Not too long ago, I took my family to Universal Studios, and of course I saw echo’s of my work in what was meant to be a vacation (sorry, honey). We rode the new Harry Potter ride, and I have to say: it’s the most fun I’ve had in quite some time. The ride is immersive: you feel like you’re riding a broomstick, chasing a golden ball in a high energy wizard ball tournament. It’s so well executed that in the moment, the illusion of reality is complete. But the moment I stepped off the ride, my mind went to work, trying to peek behind the curtain to dissect the tricks and understand how the magic was accomplished.

Magic. It’s a word I’ve heard in several client meetings recently after delivering parts of my data and AI solutions, especially predictive capabilities, to my clients.

“Wow Steve, you’ve got some interesting magic there.”

“Just put all that data in your cauldron, stir around, and it’ll come out clean, organized, deduplicated and enriched with semantic meaning.”

“…then Abracadabra, the computer will spit out that answer we’re looking for…”
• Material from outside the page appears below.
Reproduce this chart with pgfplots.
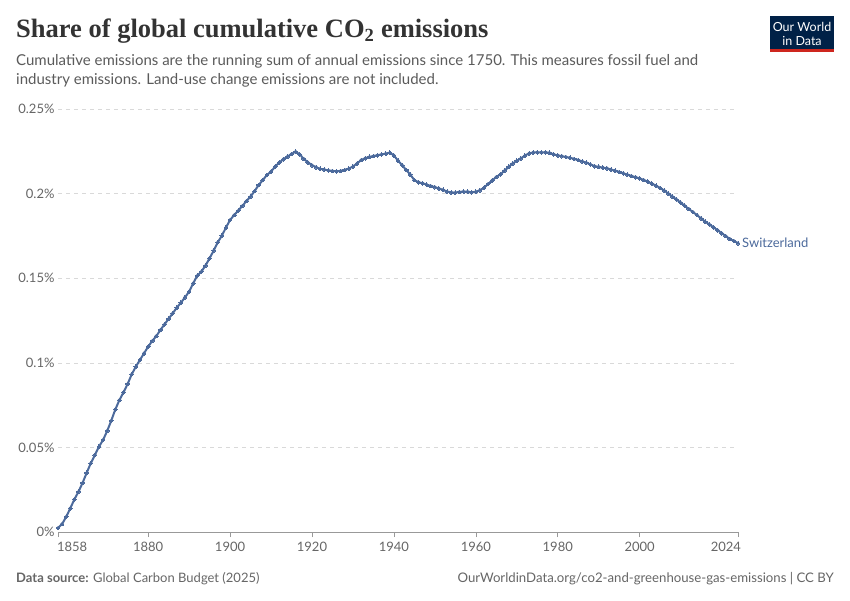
\documentclass[border=0pt]{standalone}
\usepackage{pgfplots}
\pgfplotsset{compat=1.18}
\usepackage{fontspec}
\setmainfont{Lato}
\newfontfamily\titlefont{Liberation Serif}
\definecolor{line}{RGB}{76,106,156}
\definecolor{owidblue}{RGB}{0,33,71}
\definecolor{owidred}{RGB}{206,38,30}
\definecolor{subtxt}{RGB}{91,91,91}
\definecolor{ticktxt}{RGB}{102,102,102}
\definecolor{titletxt}{RGB}{51,51,51}
\begin{document}
\begin{tikzpicture}[x=1pt,y=1pt]
\fill[white] (0,0) rectangle (850,600);
% title
\node[anchor=base west,inner sep=0,text=titletxt,font=\titlefont\bfseries\fontsize{26.5}{30}\selectfont] at (16,562) {Share of global cumulative CO\textsubscript{2} emissions};
\node[anchor=base west,inner sep=0,text=subtxt,font=\fontsize{15}{18}\selectfont] at (16,534) {Cumulative emissions are the running sum of annual emissions since 1750. This measures fossil fuel and};
\node[anchor=base west,inner sep=0,text=subtxt,font=\fontsize{15}{18}\selectfont] at (16,515) {industry emissions. Land-use change emissions are not included.};
% logo
\fill[owidblue] (770,548) rectangle (834,584);
\fill[owidred] (770,548) rectangle (834,551);
\node[text=white,inner sep=0,font=\fontsize{12.5}{13}\selectfont] at (802,573) {Our World};
\node[text=white,inner sep=0,font=\fontsize{12.5}{13}\selectfont] at (802,559) {in Data};
% footer
\node[anchor=base west,inner sep=0,text=ticktxt,font=\fontsize{13}{15}\selectfont] at (16,18) {\textbf{Data source:} Global Carbon Budget (2025)};
\node[anchor=base east,inner sep=0,text=ticktxt,font=\fontsize{13.2}{15}\selectfont] at (834,18) {OurWorldinData.org/co2-and-greenhouse-gas-emissions | CC BY};
\begin{axis}[
  at={(58pt,68pt)}, anchor=south west,
  scale only axis, width=680pt, height=423pt,
  xmin=1858, xmax=2024, ymin=0, ymax=0.25,
  axis x line*=bottom, axis y line*=left,
  x axis line style={draw=black!40,-},
  y axis line style={draw=none},
  xtick={1858,1880,1900,1920,1940,1960,1980,2000,2024},
  xticklabels={\makebox[0pt][l]{\hspace{-1pt}1858},1880,1900,1920,1940,1960,1980,2000,\makebox[0pt][r]{2024\hspace{-3pt}}},
  x tick style={draw=black!40, line width=0.6pt},
  xtick align=outside, major tick length=5pt,
  ytick={0,0.05,0.1,0.15,0.2,0.25},
  yticklabels={0\%,0.05\%,0.1\%,0.15\%,0.2\%,0.25\%},
  ymajorgrids, y grid style={draw=black!15, dash pattern=on 4pt off 4pt, line width=0.6pt},
  y tick style={draw=none},
  tick label style={text=ticktxt, font=\fontsize{13}{15}\selectfont},
  xticklabel style={yshift=-2pt},
  yticklabel style={xshift=0pt},
  /pgf/number format/assume math mode=true,
  clip=false,
]
\addplot[color=line, line width=2pt, mark=*, mark size=1.9pt, mark options={fill=line,draw=line,line width=0pt}] table {
x y
1858 0.0024
1859 0.0047
1860 0.009
1861 0.014
1862 0.0193
1863 0.0238
1864 0.029
1865 0.035
1866 0.0406
1867 0.0455
1868 0.0504
1869 0.0544
1870 0.0597
1871 0.0658
1872 0.0725
1873 0.078
1874 0.0826
1875 0.0875
1876 0.0932
1877 0.0977
1878 0.1017
1879 0.1056
1880 0.1095
1881 0.1129
1882 0.1158
1883 0.1194
1884 0.1227
1885 0.126
1886 0.1292
1887 0.1326
1888 0.1355
1889 0.1387
1890 0.142
1891 0.147
1892 0.1515
1893 0.1539
1894 0.1574
1895 0.1618
1896 0.1663
1897 0.1712
1898 0.1751
1899 0.1799
1900 0.1844
1901 0.1873
1902 0.1899
1903 0.1927
1904 0.1956
1905 0.1982
1906 0.2015
1907 0.2051
1908 0.208
1909 0.211
1910 0.213
1911 0.2159
1912 0.2183
1913 0.2203
1914 0.2218
1915 0.2234
1916 0.2248
1917 0.2232
1918 0.2205
1919 0.2185
1920 0.2168
1921 0.2156
1922 0.2146
1923 0.2142
1924 0.2137
1925 0.2134
1926 0.2132
1927 0.2134
1928 0.2140
1929 0.2148
1930 0.2160
1931 0.2178
1932 0.2198
1933 0.2209
1934 0.2217
1935 0.2222
1936 0.2227
1937 0.2232
1938 0.2236
1939 0.2242
1940 0.2225
1941 0.2195
1942 0.2168
1943 0.2140
1944 0.2112
1945 0.2080
1946 0.2067
1947 0.2061
1948 0.2053
1949 0.2045
1950 0.2038
1951 0.2030
1952 0.2022
1953 0.2012
1954 0.2007
1955 0.2006
1956 0.2010
1957 0.2012
1958 0.2011
1959 0.2008
1960 0.2011
1961 0.2020
1962 0.2035
1963 0.2057
1964 0.2078
1965 0.2098
1966 0.2114
1967 0.2135
1968 0.2158
1969 0.2178
1970 0.2194
1971 0.2208
1972 0.2225
1973 0.2238
1974 0.2243
1975 0.2244
1976 0.2244
1977 0.2244
1978 0.2241
1979 0.2232
1980 0.2226
1981 0.2221
1982 0.2216
1983 0.2212
1984 0.2205
1985 0.2198
1986 0.2190
1987 0.2183
1988 0.2172
1989 0.2162
1990 0.2158
1991 0.2153
1992 0.2150
1993 0.2142
1994 0.2135
1995 0.2128
1996 0.2120
1997 0.2112
1998 0.2104
1999 0.2097
2000 0.2090
2001 0.2080
2002 0.2070
2003 0.2058
2004 0.2047
2005 0.2033
2006 0.2018
2007 0.2000
2008 0.1982
2009 0.1965
2010 0.1947
2011 0.1928
2012 0.1909
2013 0.1891
2014 0.1873
2015 0.1853
2016 0.1834
2017 0.1818
2018 0.1801
2019 0.1784
2020 0.1766
2021 0.1749
2022 0.1732
2023 0.1720
2024 0.1707
};
\node[anchor=west, inner sep=0, text=line, font=\fontsize{13}{15}\selectfont] at (axis cs:2024,0.1707) {\hspace{4pt}Switzerland};
\end{axis}
\end{tikzpicture}
\end{document}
There’s something about the outputs of data and AI that, while perfectly sensically linear to me, appear to be magic to the sales and marketing clients I’m working with. And I have mixed feelings about the word “magic.”

On the one hand, I love magic. Every year, I dress up as Merlin on Halloween and take my kids trick or treating. I’ve spent decades studying martial arts and admire the spiritual side of the practice that incorporates mysticism and defies logical explanation. A magician with a sleight of hand trick never fails to entertain, or get a few bills tossed in his busking hat.
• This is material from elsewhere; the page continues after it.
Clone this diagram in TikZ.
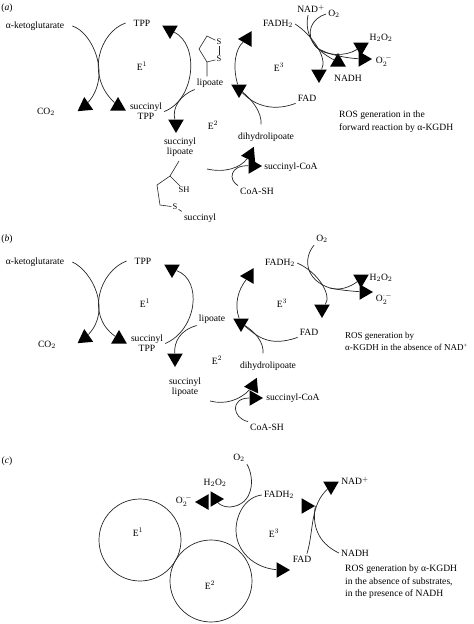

But here’s what gets me when my clients call what I do “magic:” Data and AI are real. There’s no fakery, no tricks, no smoke or mirrors, no deception. To call something “magic” is to question its believability, its credentials, or its authenticity. I worry when my clients equate my work with something fantastic in the fantasy sense, rather than fantastic in the business sense.

But to come back to the other side of the argument: what we can do with data and AI these days is nearly unbelievable. Predict behavior? Reveal buried truth in huge data sets? Teach a computer to think? It’s does seem to come straight from a sci-fi writer’s imagination rather than something we can do right here, right now.

For one recent client, the ‘trick’ was extracting corporate data from places she didn’t think was possible. We embedded information in a powerpoint image, and then ran computer simulations that not only found but also contextualized that information in a matter of minutes. Like magic.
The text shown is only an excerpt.